The Chicken and Leek Stroganoff had my husband exhibiting some skepticism when I suggested it, but because it only took 19 minutes or there-abouts start to finish, I think he was sold because I didn’t spend all night in the kitchen. I liked this one!
- sea salt and freshly ground black pepper
- 1 cup long-grain or Basmatti Rice
- 1 large leek
- big handful of mushrooms (I used cremini)
- 2 chicken breasts
- olive oil
- a knob of butter
- a glass of good, tasty white wine
- a bunch of fresh parsley
- 1 1/2 cups heavy cream
- 1 lemon
Cook your rice according to the packet instructions in salted boiling water.
Cut both ends off the leek, quarter lengthways and then slice across thinly, then wash well under running water.

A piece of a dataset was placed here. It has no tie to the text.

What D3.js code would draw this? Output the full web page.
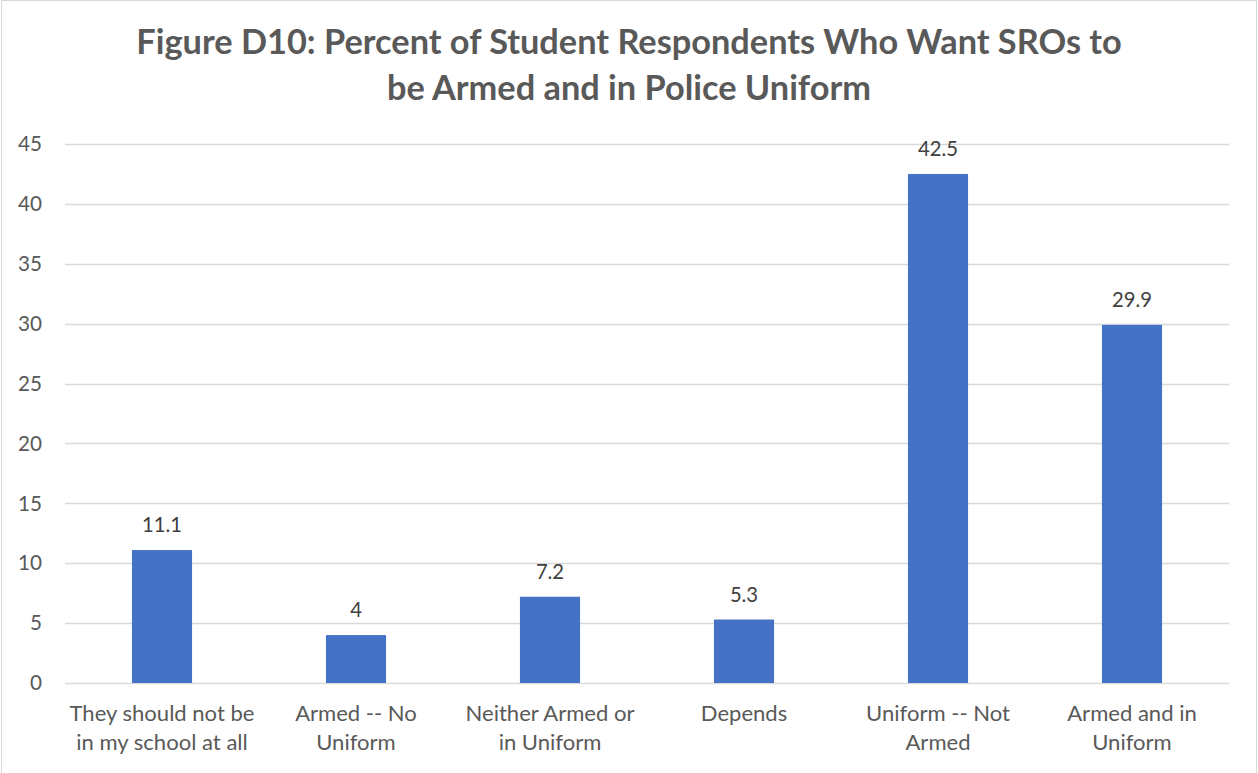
<!DOCTYPE html>
<html><head><meta charset="utf-8">
<script src="https://cdn.jsdelivr.net/npm/d3@7"></script>
<style>html,body{margin:0;padding:0;background:#fff;overflow:hidden}</style>
</head><body>
<svg id="chart" width="1258" height="773"></svg>
<script>
const titleLines = ["Figure D10: Percent of Student Respondents Who Want SROs to", "be Armed and in Police Uniform"];
const categories = [
  ["They should not be", "in my school at all"],
  ["Armed -- No", "Uniform"],
  ["Neither Armed or", "in Uniform"],
  ["Depends"],
  ["Uniform -- Not", "Armed"],
  ["Armed and in", "Uniform"]
];
const values = [11.1, 4, 7.2, 5.3, 42.5, 29.9];
const valueLabels = ["11.1", "4", "7.2", "5.3", "42.5", "29.9"];
const yTicks = [0, 5, 10, 15, 20, 25, 30, 35, 40, 45];

const FONT = "Lato, 'Open Sans', sans-serif";
const svg = d3.select("#chart");
svg.append("rect").attr("x", 1.5).attr("y", 0.5).attr("width", 1255).attr("height", 790)
  .attr("fill", "#fff").attr("stroke", "#d9d9d9").attr("stroke-width", 1);

const margin = {left: 65, right: 1229, top: 144, bottom: 683};
const x = d3.scaleBand().domain(d3.range(categories.length))
  .range([margin.left, margin.right]).paddingInner(0.69).paddingOuter(0.345);
const y = d3.scaleLinear().domain([0, 45]).range([margin.bottom, margin.top]);

function fit(sel, target) {
  const node = sel.node();
  const w = node.getComputedTextLength();
  const fs = parseFloat(sel.attr("font-size"));
  return fs * target / w;
}

// gridlines
svg.append("g").selectAll("line").data(yTicks).join("line")
  .attr("x1", margin.left).attr("x2", margin.right)
  .attr("y1", d => Math.round(y(d)) + 0.5).attr("y2", d => Math.round(y(d)) + 0.5)
  .attr("stroke", "#d9d9d9").attr("stroke-width", 1.5);

// y axis labels
const yl = svg.append("g").selectAll("text").data(yTicks).join("text")
  .attr("x", 42).attr("y", d => y(d)).attr("dy", "0.35em")
  .attr("text-anchor", "end").attr("font-family", FONT).attr("font-size", 18)
  .attr("fill", "#595959").text(d => d);
const yfs = fit(yl.filter(d => d === 45), 24);
yl.attr("font-size", yfs);

// bars
svg.append("g").selectAll("rect").data(values).join("rect")
  .attr("x", (d, i) => x(i)).attr("width", x.bandwidth())
  .attr("y", d => y(d)).attr("height", d => y(0) - y(d))
  .attr("fill", "#4472c4");

// data labels
const dl = svg.append("g").selectAll("text").data(values).join("text")
  .attr("x", (d, i) => x(i) + x.bandwidth() / 2).attr("y", d => y(d) - 18)
  .attr("text-anchor", "middle").attr("font-family", FONT).attr("font-size", 18)
  .attr("fill", "#404040").text((d, i) => valueLabels[i]);
dl.attr("font-size", fit(dl.filter((d, i) => i === 0), 40));

// category labels
const cg = svg.append("g").selectAll("text").data(categories).join("text")
  .attr("x", (d, i) => x(i) + x.bandwidth() / 2).attr("y", 721)
  .attr("text-anchor", "middle").attr("font-family", FONT).attr("font-size", 18)
  .attr("fill", "#595959");
cg.selectAll("tspan").data(d => d).join("tspan")
  .attr("x", function() { return d3.select(this.parentNode).attr("x"); })
  .attr("dy", (d, j) => j === 0 ? 0 : 29).text(d => d);
const probe = svg.append("text").attr("font-family", FONT).attr("font-size", 18).text(categories[0][0]);
const cfs = fit(probe, 185); probe.remove();
cg.attr("font-size", cfs);

// title
const tt = svg.append("g").selectAll("text").data(titleLines).join("text")
  .attr("x", 629).attr("y", (d, i) => i === 0 ? 54 : 100)
  .attr("text-anchor", "middle").attr("font-family", FONT).attr("font-weight", "bold")
  .attr("font-size", 28).attr("fill", "#595959").text(d => d);
tt.attr("font-size", fit(tt.filter((d, i) => i === 0), 986));
</script>
</body></html>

Slice the mushrooms. Slice the Chicken Breasts into finger size pieces.
Put a large frying pan on a high heat and add a good lug of olive oil and the knob of butter.
Add the leek to the pan with the white wine and a small glass of water and a good pinch of salt and pepper. Let it bubble away for 5 minutes loosely covered with a piece of foil.
Meanwhile, finely chop the parsley, stalks and all. Remove the foil and add the chicken strips, most of the parsley, the cream and the mushrooms.
Stir, and bring back to a boil then turn the heat down and simmer for 10 minutes.
Just before serving, cut the lemon in half and squeeze the juice of one half into the stroganoff. Season to taste. Spoon rice onto each plate, and top with the stroganoff. Scatter with the remainder of the chopped parsley.